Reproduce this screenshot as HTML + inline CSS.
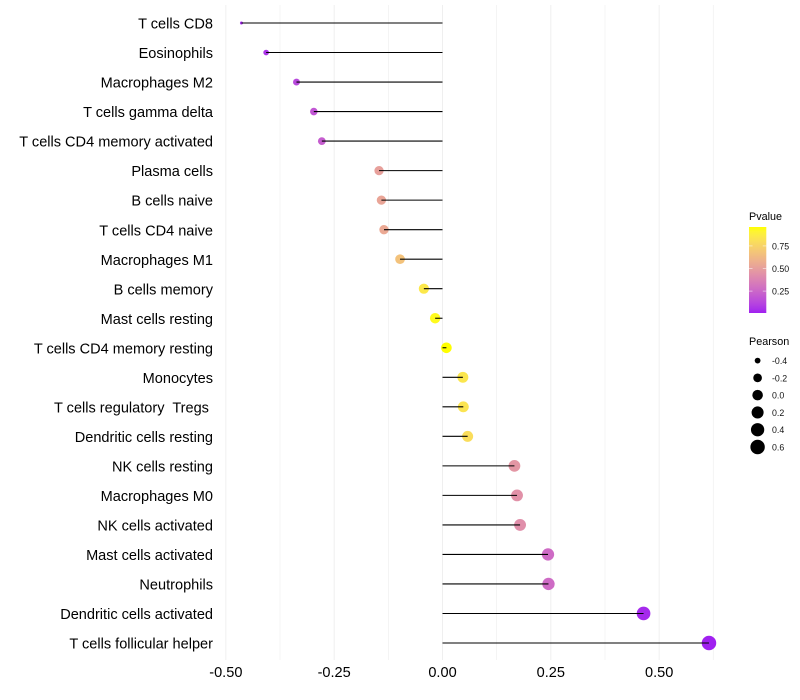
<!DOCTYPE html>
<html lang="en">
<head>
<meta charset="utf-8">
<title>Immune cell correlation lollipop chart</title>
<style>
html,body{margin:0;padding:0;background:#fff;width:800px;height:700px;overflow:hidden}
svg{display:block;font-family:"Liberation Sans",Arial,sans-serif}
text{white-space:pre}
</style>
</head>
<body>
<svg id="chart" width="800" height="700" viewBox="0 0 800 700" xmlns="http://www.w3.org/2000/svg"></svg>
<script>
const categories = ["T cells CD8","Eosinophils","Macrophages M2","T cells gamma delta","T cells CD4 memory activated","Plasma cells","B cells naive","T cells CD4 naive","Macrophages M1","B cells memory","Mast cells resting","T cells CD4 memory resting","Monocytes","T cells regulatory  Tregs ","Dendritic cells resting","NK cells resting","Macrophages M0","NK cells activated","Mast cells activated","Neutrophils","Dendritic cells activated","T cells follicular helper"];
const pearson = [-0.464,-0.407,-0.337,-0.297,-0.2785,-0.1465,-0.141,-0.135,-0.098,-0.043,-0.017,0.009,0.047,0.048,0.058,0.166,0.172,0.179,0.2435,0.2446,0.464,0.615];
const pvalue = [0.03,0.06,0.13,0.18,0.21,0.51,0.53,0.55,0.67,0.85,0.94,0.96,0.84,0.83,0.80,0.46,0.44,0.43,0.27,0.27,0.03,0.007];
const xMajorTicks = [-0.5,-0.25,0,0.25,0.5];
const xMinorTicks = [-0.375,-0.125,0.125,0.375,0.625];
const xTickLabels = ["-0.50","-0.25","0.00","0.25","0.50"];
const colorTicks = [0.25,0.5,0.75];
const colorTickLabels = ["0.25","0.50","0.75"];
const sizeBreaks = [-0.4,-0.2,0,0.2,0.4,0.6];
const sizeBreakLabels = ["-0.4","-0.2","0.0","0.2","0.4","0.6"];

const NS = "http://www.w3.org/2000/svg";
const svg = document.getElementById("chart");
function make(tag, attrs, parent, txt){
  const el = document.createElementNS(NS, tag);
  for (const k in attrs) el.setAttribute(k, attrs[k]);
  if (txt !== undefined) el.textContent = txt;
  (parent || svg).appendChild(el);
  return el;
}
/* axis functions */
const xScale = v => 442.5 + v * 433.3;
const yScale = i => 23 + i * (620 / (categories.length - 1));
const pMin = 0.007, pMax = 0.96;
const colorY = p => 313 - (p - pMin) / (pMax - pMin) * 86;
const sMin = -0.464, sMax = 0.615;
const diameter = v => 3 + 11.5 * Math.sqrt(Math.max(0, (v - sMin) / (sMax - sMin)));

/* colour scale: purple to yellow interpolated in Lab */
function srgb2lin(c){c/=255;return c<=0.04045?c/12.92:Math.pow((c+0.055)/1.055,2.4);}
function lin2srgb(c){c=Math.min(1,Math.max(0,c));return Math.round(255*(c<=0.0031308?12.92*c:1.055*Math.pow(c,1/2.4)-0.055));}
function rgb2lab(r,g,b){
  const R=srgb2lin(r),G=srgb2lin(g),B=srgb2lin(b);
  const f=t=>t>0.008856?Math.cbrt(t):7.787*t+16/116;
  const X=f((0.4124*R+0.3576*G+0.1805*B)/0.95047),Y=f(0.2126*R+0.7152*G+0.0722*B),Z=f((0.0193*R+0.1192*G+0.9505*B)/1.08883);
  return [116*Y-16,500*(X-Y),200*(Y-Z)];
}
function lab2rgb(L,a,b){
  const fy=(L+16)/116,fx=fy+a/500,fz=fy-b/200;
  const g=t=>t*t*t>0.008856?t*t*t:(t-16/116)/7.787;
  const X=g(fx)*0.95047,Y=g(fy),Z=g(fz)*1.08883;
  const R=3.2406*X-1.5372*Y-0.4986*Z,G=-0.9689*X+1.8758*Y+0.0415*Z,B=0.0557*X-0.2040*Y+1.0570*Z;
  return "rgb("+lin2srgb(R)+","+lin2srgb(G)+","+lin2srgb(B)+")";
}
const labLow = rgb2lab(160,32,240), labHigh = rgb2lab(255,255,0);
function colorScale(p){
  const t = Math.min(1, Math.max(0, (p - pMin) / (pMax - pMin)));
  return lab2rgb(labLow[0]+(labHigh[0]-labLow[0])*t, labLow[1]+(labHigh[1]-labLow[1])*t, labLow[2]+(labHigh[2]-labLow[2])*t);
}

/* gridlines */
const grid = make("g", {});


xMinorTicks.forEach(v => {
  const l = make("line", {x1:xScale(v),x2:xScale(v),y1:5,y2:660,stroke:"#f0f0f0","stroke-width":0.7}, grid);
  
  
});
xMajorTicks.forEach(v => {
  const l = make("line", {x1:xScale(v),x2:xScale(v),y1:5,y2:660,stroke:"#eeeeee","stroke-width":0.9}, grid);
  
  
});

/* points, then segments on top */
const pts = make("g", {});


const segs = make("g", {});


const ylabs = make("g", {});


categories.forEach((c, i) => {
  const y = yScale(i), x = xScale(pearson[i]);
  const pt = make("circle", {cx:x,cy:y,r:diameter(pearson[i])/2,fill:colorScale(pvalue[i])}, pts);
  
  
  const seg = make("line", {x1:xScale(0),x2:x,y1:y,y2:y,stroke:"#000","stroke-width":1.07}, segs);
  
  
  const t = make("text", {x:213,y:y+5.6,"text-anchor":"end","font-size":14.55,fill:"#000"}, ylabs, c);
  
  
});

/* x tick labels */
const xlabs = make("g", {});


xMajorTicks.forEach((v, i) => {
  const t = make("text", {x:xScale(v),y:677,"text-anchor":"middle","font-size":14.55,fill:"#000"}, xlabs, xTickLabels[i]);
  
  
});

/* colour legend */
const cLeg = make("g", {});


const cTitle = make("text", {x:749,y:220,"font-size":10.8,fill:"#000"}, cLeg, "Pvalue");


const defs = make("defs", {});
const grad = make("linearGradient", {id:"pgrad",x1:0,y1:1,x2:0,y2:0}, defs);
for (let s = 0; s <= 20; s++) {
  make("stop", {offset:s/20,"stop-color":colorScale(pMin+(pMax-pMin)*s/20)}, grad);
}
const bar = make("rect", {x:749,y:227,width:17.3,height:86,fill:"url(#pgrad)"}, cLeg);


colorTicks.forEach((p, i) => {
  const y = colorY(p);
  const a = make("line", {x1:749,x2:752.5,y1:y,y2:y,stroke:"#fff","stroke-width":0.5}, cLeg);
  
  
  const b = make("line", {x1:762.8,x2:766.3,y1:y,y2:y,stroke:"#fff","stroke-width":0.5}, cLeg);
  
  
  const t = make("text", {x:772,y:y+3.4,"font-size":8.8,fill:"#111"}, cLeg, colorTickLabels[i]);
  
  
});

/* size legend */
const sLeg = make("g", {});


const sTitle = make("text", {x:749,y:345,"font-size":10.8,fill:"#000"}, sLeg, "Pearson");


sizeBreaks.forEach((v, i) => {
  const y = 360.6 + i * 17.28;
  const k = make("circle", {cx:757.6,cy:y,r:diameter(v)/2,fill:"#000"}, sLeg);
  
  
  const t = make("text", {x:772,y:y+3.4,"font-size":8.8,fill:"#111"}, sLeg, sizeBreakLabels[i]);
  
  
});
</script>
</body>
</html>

--

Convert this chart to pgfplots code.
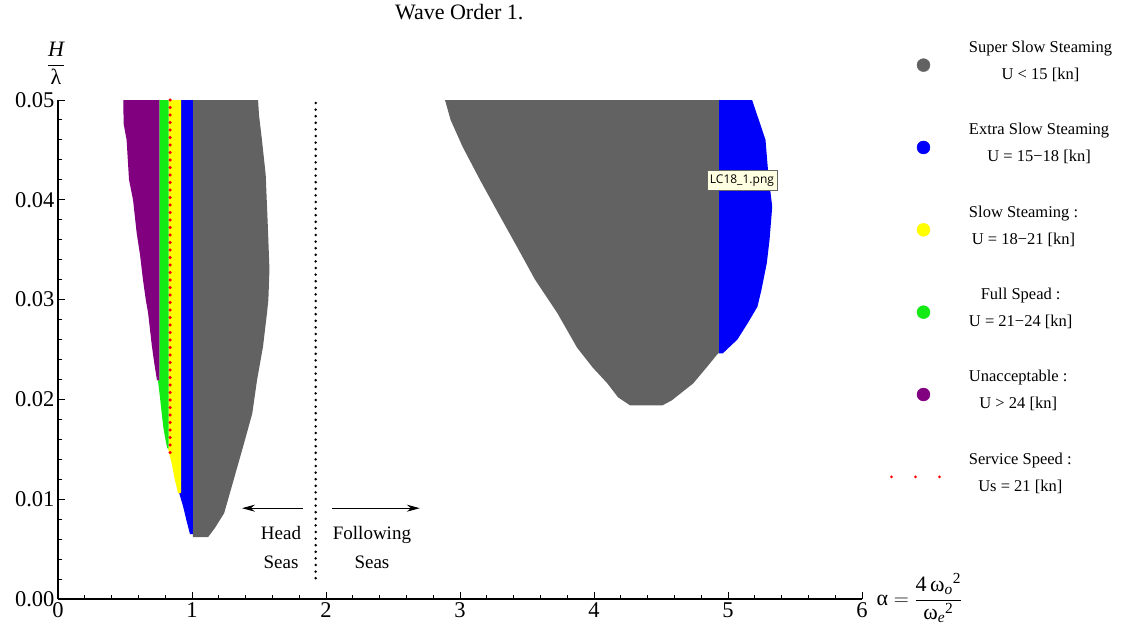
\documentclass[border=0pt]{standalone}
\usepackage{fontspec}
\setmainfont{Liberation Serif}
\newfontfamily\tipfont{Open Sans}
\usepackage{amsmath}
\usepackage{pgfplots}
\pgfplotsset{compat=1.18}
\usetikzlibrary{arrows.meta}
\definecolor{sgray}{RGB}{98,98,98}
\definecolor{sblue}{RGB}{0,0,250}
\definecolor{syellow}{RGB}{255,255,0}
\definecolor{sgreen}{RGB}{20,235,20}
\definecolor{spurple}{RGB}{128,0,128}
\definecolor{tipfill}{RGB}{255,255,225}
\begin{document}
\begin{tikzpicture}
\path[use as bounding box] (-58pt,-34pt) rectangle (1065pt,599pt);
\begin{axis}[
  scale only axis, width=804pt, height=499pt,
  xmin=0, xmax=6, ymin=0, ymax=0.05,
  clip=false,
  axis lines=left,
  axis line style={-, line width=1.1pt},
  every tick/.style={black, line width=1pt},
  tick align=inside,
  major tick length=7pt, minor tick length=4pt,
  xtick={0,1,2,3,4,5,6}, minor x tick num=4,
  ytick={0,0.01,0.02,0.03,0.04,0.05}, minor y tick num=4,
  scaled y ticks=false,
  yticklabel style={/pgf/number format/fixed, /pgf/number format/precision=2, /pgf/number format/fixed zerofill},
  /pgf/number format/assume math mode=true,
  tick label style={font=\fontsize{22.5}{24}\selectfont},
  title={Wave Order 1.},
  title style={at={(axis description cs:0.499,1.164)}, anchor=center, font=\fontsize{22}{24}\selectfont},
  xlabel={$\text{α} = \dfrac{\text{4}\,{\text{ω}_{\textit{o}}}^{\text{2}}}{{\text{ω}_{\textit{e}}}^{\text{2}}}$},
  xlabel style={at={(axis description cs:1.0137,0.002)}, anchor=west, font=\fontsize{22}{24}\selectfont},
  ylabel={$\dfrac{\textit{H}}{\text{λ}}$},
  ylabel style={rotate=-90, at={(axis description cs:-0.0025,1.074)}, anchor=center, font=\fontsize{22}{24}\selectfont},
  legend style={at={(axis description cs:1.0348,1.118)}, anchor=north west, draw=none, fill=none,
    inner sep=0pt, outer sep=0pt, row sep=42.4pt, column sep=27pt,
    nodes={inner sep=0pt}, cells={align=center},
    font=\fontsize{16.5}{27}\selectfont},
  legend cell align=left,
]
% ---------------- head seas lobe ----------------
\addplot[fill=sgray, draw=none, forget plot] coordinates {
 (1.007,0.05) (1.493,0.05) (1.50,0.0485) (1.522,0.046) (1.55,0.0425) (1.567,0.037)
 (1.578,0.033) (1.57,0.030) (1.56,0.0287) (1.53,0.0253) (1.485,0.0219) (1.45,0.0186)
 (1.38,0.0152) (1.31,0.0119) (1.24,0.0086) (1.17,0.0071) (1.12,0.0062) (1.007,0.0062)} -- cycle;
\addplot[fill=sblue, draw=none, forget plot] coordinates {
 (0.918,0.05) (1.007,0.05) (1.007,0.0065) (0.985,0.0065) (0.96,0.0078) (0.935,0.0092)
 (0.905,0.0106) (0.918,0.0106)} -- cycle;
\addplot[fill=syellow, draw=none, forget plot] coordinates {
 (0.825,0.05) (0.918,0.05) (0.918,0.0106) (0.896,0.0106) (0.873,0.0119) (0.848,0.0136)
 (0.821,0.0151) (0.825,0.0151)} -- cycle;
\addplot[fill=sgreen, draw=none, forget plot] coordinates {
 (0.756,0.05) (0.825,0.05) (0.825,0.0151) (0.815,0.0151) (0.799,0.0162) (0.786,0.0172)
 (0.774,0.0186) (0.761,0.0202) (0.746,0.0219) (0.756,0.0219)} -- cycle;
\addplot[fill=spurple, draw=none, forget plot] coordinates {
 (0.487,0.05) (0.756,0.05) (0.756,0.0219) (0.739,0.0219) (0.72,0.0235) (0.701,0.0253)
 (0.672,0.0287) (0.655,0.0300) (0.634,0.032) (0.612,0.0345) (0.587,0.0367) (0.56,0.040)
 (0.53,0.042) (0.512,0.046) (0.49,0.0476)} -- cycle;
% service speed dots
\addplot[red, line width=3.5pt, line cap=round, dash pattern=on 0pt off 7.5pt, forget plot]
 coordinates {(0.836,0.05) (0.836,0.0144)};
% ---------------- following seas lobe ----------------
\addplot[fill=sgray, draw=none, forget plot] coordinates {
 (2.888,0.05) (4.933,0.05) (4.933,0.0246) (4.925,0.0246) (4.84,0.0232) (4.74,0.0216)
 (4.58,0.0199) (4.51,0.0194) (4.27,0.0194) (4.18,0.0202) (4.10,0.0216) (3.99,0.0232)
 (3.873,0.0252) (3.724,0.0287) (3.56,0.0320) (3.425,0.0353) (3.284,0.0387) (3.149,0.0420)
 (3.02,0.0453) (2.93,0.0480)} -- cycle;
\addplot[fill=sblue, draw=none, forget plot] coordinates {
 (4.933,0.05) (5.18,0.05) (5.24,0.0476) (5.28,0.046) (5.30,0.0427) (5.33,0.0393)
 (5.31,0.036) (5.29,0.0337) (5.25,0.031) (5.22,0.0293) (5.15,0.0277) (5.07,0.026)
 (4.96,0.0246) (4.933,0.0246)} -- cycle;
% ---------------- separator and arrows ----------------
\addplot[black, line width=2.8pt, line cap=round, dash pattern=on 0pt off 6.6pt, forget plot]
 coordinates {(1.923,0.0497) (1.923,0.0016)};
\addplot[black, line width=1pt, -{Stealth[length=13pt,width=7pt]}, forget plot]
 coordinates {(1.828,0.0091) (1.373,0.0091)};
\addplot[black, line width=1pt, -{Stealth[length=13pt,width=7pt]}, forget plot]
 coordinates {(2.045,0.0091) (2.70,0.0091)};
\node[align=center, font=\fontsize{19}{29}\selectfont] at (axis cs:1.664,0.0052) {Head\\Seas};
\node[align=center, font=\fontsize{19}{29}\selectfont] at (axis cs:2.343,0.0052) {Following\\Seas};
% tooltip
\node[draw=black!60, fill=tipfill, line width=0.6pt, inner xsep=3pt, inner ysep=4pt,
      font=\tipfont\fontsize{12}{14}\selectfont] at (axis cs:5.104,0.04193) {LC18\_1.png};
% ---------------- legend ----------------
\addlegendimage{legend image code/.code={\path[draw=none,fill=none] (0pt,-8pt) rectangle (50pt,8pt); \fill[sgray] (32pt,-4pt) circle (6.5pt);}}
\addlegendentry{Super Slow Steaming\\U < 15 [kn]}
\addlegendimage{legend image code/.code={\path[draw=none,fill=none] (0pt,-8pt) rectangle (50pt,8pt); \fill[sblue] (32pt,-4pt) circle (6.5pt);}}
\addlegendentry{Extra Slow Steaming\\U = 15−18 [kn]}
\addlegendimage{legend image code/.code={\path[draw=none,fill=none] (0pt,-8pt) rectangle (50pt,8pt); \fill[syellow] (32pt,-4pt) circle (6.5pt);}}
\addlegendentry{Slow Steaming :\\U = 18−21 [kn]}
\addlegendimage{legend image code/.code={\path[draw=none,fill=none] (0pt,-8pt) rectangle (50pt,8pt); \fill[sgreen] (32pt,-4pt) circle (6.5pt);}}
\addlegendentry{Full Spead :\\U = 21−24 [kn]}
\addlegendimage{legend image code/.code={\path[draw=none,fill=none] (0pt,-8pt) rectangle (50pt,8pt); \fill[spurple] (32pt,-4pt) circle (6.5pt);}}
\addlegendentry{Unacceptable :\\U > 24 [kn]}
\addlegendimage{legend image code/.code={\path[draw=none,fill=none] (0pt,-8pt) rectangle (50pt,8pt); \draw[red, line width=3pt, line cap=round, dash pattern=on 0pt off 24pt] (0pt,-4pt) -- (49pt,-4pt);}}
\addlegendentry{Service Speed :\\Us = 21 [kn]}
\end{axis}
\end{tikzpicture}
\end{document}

---

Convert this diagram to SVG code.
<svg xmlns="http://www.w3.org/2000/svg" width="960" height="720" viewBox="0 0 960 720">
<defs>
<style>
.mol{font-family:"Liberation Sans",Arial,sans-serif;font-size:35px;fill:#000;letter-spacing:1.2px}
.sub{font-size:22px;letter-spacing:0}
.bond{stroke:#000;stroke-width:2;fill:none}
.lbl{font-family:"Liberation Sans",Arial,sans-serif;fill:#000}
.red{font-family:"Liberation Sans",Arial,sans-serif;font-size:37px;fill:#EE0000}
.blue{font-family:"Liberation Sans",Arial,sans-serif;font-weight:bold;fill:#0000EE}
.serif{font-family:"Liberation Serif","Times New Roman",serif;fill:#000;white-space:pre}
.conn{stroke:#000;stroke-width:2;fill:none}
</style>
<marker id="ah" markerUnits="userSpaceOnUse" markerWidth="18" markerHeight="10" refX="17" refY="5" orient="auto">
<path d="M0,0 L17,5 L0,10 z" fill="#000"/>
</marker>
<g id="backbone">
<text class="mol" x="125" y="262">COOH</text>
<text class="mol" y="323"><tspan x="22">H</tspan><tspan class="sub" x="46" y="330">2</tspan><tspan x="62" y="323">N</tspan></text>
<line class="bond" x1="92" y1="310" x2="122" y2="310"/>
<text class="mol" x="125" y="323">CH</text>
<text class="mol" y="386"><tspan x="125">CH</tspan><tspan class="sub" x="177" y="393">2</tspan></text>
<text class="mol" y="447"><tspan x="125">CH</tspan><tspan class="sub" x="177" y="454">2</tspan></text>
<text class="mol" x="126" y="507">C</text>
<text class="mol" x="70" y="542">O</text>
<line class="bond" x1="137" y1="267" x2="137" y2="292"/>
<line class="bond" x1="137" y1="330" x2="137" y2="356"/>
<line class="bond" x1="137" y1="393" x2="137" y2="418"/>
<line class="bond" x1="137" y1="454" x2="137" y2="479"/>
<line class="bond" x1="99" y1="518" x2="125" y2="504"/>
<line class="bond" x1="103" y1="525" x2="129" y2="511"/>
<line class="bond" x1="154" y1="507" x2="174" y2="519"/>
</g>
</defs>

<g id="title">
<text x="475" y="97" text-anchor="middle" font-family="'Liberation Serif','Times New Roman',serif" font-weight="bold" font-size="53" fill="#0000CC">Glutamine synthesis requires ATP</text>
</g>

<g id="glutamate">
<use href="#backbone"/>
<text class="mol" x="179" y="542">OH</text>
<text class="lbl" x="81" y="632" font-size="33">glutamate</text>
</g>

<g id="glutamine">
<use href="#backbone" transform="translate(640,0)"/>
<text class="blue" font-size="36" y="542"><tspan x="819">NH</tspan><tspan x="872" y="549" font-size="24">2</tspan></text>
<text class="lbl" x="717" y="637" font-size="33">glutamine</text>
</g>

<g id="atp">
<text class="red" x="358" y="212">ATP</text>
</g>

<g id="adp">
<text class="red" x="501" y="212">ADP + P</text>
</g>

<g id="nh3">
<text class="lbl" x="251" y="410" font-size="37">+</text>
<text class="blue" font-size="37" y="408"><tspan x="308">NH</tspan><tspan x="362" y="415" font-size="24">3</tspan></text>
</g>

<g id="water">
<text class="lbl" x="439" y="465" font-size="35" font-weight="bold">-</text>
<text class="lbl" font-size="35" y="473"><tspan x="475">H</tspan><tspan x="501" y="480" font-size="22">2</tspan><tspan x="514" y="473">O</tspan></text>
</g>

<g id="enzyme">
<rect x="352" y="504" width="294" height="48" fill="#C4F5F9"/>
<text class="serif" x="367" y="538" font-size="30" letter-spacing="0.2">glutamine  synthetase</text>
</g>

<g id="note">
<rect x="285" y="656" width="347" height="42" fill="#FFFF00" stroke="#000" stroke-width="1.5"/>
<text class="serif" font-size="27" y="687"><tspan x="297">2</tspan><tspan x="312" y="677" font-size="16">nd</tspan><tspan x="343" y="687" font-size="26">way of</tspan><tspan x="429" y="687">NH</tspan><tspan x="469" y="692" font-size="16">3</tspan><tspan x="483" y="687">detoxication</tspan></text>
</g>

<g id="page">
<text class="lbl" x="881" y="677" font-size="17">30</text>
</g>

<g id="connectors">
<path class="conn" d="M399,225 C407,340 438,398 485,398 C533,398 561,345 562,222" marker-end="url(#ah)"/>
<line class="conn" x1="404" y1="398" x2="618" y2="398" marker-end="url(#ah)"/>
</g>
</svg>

INSTRUCTIONS FOR THE TASK: Collect every line above that contains the word "code".

COMPLETE ANSWER:
Convert this chart to pgfplots code.
\addlegendimage{legend image code/.code={\path[draw=none,fill=none] (0pt,-8pt) rectangle (50pt,8pt); \fill[sgray] (32pt,-4pt) circle (6.5pt);}}
\addlegendimage{legend image code/.code={\path[draw=none,fill=none] (0pt,-8pt) rectangle (50pt,8pt); \fill[sblue] (32pt,-4pt) circle (6.5pt);}}
\addlegendimage{legend image code/.code={\path[draw=none,fill=none] (0pt,-8pt) rectangle (50pt,8pt); \fill[syellow] (32pt,-4pt) circle (6.5pt);}}
\addlegendimage{legend image code/.code={\path[draw=none,fill=none] (0pt,-8pt) rectangle (50pt,8pt); \fill[sgreen] (32pt,-4pt) circle (6.5pt);}}
\addlegendimage{legend image code/.code={\path[draw=none,fill=none] (0pt,-8pt) rectangle (50pt,8pt); \fill[spurple] (32pt,-4pt) circle (6.5pt);}}
\addlegendimage{legend image code/.code={\path[draw=none,fill=none] (0pt,-8pt) rectangle (50pt,8pt); \draw[red, line width=3pt, line cap=round, dash pattern=on 0pt off 24pt] (0pt,-4pt) -- (49pt,-4pt);}}
Convert this diagram to SVG code.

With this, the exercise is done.